Goal
Select all lines holding the word "page" from the entries that follow.

--- Start Task input ---

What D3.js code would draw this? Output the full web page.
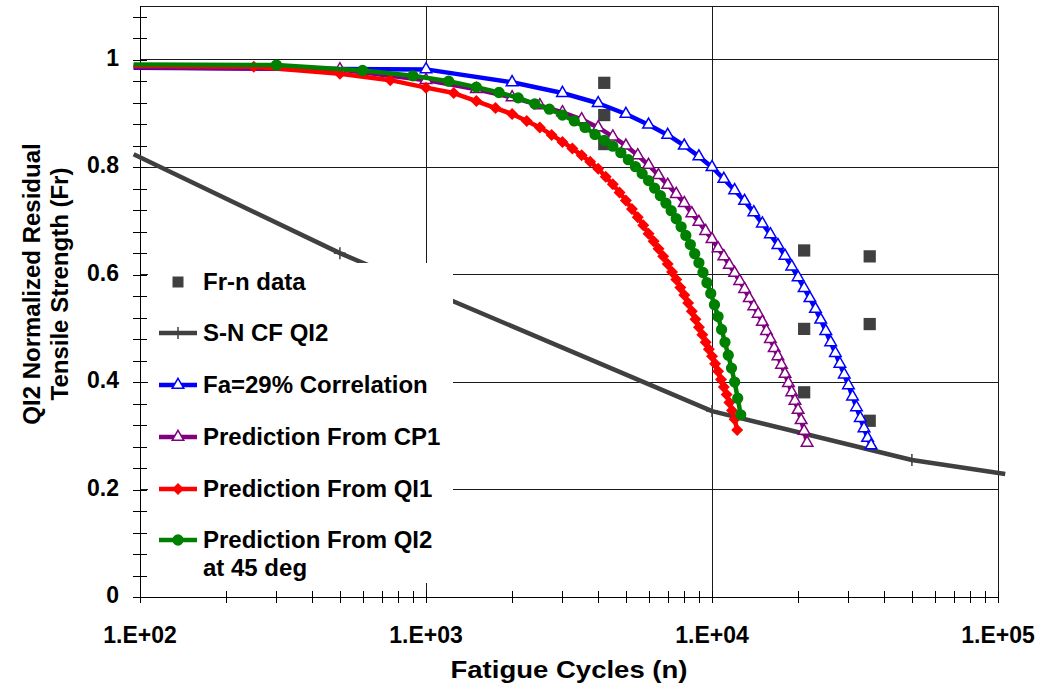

--- End Task input ---
--- Start Task input ---

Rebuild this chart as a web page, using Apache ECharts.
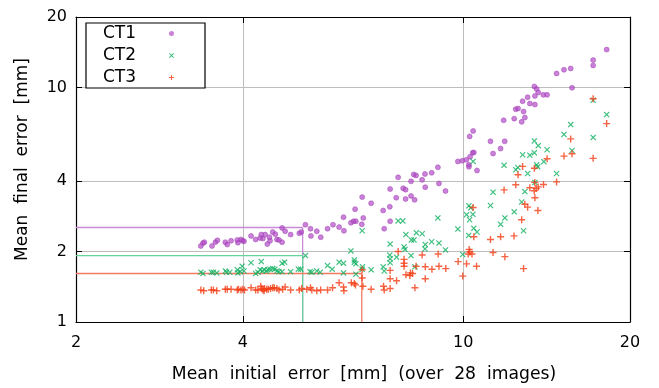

--- End Task input ---
--- Start Task input ---

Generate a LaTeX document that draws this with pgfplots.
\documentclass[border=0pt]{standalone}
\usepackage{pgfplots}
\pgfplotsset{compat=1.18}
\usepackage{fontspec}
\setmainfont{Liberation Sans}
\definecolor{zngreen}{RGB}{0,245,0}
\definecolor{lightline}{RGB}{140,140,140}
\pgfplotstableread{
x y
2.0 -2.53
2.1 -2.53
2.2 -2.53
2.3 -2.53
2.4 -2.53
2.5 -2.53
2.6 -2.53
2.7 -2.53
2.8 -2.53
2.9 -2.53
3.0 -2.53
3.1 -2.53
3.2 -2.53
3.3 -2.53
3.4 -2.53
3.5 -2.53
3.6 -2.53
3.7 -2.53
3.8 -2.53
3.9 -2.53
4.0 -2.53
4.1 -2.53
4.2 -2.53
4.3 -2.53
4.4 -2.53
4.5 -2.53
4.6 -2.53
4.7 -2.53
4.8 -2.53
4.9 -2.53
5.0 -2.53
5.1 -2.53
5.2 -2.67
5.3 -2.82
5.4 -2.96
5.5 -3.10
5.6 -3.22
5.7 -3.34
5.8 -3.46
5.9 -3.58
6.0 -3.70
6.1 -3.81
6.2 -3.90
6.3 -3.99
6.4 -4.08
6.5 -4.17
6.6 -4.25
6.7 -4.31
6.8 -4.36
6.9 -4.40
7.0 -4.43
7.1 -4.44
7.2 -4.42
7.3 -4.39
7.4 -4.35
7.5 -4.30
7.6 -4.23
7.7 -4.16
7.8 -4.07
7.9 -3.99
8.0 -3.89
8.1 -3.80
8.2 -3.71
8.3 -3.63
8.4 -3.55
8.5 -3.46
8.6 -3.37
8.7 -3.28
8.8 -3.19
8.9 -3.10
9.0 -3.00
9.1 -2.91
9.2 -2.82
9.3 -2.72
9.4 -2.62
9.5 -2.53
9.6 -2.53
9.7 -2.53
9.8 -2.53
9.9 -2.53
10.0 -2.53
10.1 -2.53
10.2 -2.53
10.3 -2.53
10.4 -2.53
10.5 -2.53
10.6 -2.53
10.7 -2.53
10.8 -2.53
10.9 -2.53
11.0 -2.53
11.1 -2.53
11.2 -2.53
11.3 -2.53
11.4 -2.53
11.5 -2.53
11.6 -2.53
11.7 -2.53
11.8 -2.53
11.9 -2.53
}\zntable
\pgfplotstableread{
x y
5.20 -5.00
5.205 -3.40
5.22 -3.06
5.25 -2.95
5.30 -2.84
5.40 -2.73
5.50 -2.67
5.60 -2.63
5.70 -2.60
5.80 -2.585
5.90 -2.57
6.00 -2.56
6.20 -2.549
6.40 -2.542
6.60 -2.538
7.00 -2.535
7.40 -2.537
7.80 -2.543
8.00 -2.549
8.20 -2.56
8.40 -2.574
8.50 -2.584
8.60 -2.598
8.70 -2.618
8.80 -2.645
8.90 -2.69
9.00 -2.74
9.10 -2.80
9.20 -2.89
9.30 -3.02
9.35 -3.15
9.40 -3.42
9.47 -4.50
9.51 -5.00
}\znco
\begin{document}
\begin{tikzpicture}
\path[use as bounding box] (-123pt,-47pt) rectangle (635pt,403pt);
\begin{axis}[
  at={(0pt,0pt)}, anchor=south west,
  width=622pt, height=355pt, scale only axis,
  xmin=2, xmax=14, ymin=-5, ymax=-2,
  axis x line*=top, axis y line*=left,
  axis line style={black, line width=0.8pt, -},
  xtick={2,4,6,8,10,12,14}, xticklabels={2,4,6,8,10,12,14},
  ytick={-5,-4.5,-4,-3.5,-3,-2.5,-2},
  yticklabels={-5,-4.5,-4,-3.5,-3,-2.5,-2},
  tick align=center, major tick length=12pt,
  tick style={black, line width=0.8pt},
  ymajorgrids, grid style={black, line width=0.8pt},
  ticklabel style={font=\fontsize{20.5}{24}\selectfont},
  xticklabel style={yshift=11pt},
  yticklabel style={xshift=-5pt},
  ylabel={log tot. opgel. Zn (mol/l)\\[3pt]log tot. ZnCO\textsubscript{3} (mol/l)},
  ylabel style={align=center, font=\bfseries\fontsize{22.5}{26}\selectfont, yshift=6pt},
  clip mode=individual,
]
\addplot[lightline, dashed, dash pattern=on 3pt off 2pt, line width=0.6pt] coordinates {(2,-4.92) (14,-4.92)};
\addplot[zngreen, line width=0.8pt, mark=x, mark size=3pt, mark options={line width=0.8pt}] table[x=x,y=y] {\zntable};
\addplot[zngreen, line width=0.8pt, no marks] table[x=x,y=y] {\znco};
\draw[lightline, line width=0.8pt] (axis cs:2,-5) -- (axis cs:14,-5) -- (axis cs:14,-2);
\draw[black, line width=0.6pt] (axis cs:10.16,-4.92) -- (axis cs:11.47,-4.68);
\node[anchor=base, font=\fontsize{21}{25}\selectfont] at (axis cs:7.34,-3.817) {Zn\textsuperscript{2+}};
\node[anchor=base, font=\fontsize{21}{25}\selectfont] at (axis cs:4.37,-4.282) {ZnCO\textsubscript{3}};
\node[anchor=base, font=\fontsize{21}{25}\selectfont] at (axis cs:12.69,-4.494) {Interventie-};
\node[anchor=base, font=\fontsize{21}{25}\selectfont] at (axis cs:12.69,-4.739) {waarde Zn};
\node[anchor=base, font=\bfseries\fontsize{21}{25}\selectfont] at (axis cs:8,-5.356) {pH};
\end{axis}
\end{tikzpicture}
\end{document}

--- End Task input ---

The reply
What D3.js code would draw this? Output the full web page.
Rebuild this chart as a web page, using Apache ECharts.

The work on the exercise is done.